While flying to Juneau is an alternative to the ferry, flights are subject to weather, making them particularly unreliable in the winter. Between Jan. 18, the last Matanuska sailing, and Feb. 8, weather grounded Alaska Seaplanes flights for a total of eight days, general manager Carl Ramseth said.

This is not the first time Wendel has routed family through Whitehorse. In December, ferry sailings had been reduced to a point where she could not find a sailing that would get her boys home for Christmas in a timely manner, she said. Picking them up in Whitehorse was “more of a sure thing.” 

“For people who are visiting, they have a schedule for work. They can’t wait for a ferry,” she said. She sent them home on a convenient ferry sailing, but it took seven hours because the ferry went to Skagway first. It would have been quicker to drive the four and a half hours to Whitehorse, Wendel said.

Wendel said she needs to go to Texas in April and doesn’t have flexibility in scheduling, so she’s leaning toward another Whitehorse trip to get there.

“I hate to steer people away from buying local,” she said. “If you have the time, go with the ferry, but if you have a fixed schedule, the surest way to do it is through Whitehorse.” Although, she noted that Chilkat Pass has been closed several times this winter due to heavy snow. 

Shelly Sloper, who works for a company based in Southern California that assesses the efficiency of nonprofit programs, said she had decent luck getting out of Haines on her latest work trip, but ran into issues on the return.
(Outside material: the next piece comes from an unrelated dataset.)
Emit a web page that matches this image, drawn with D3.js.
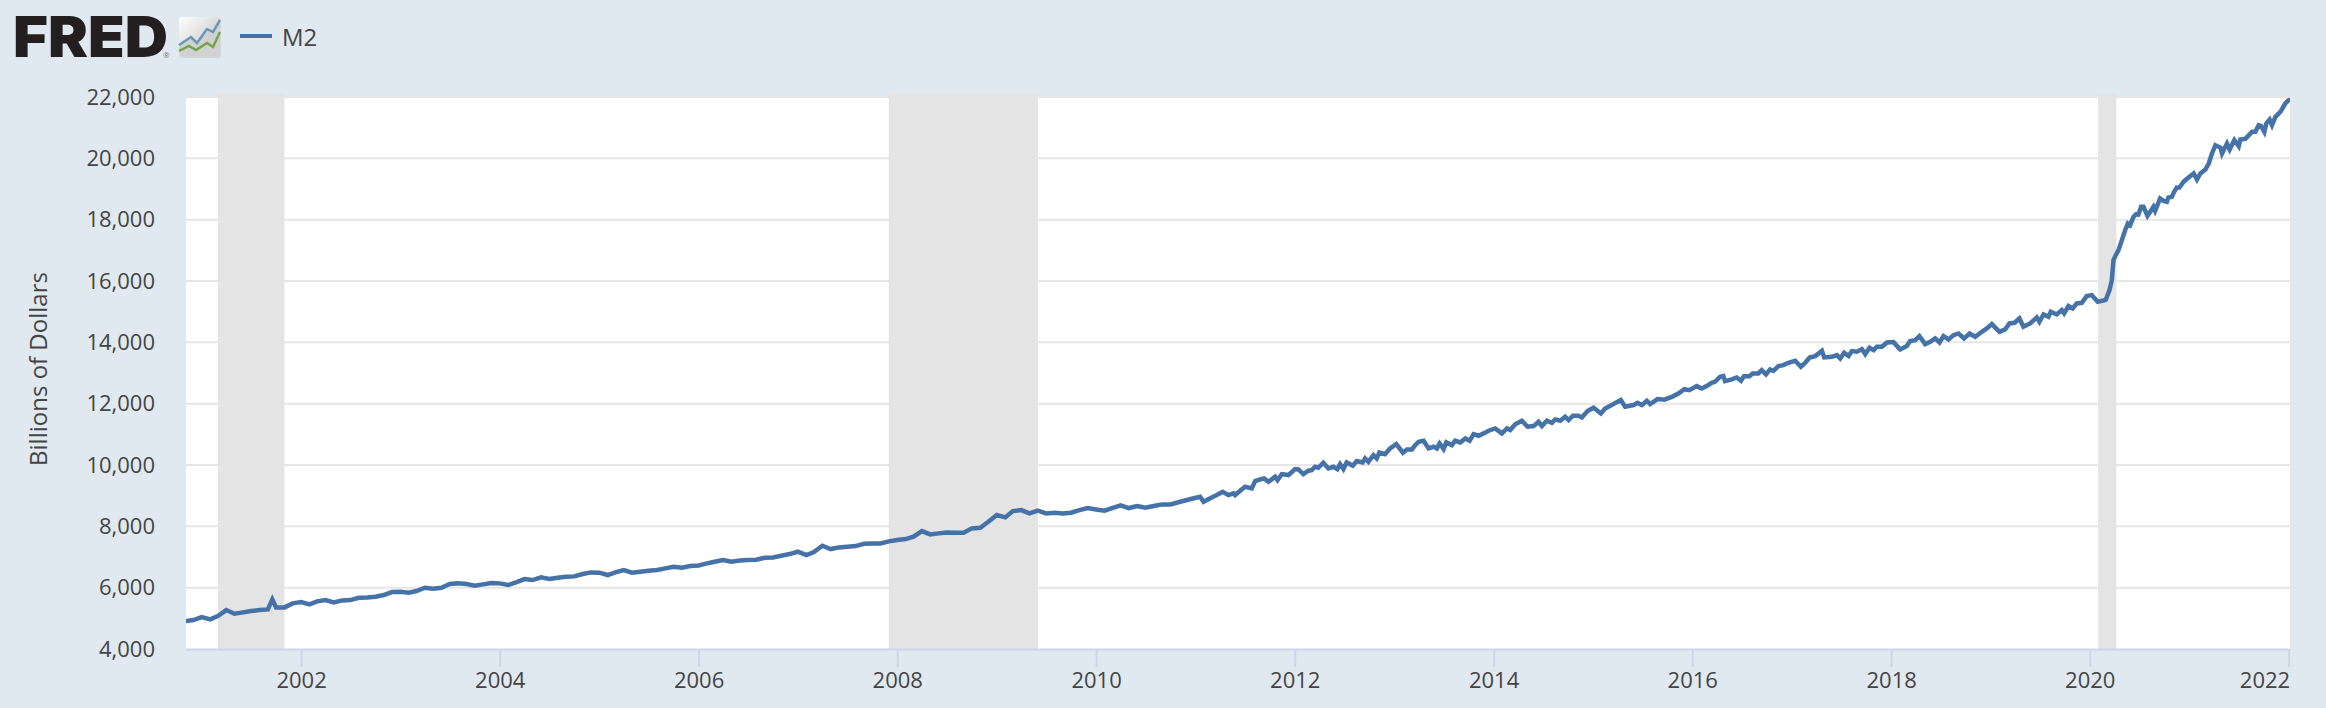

She had been scheduled to fly back Feb. 1 and jump on the ferry the following day. Then she heard her sailing had been canceled. “At that time, they only pushed it back a week,” she said, so she decided to stay in California and continue to work until she could get on the Feb. 8 Matanuska sailing. 

“I had to change my flights on Alaska Airlines. They didn’t charge me a change fee, but the difference in ticket price was $300,” Sloper said. “Now that plan has already changed because they canceled the (Feb. 8) ferry.” Sloper said she realized she had some friends who were traveling to Whitehorse that same weekend, so she decided to change tickets again. 

“I realized I didn’t have my passport,” she said. She had to come up with a way to get it in two days. Luckily, a family friend was traveling from Haines to Seattle on the same day, and she arranged a handoff before boarding her flight to Canada.

“I don’t usually fly on small planes for personal reasons,” Sloper said. Having the ferry break down has been particularly challenging “because I work remotely and need to travel to California every couple of months for work.”

“I don’t want to give up my job,” Sloper said. But the lack of reliable travel has made it difficult to show up to required meetings, she said.

“It’s making me think that I might have to move if I can’t rely on the ferry,” said Sloper, who grew up in Haines and moved back after graduate school to be near her family. She hopes the ferry situation will improve, she said. But “without reliable service, I don’t see myself living in Haines long-term.”

In addition to the appeal of increased reliability, routing through Whitehorse could also have a cost advantage, depending on the difference in price between a ticket from Erik Nielsen Whitehorse International Airport and a ticket from Juneau.

Those without friends or family willing to collect them in Whitehorse have the option of driving and leaving a car in long-term parking at the Whitehorse airport. The cost is $5 a day, according to the Yukon government’s website, roughly $3.75 in U.S. currency. Cars can remain in long-term parking for up to 30 days. For a two-week trip, a traveler is looking at $52.50 in parking plus roughly $100 in gas—$152.50 round-trip. Alaska Seaplanes tickets to Juneau start at $134 one way.

For Sunday, March 1, the cost of a four-and-a-half-hour flight to Seattle from Whitehorse, including an hour layover in Vancouver, was $148. The cost of a two-and-a-half-hour direct flight on Alaska Airlines from Juneau to Seattle ranges from $139 to $289 for dates in early March.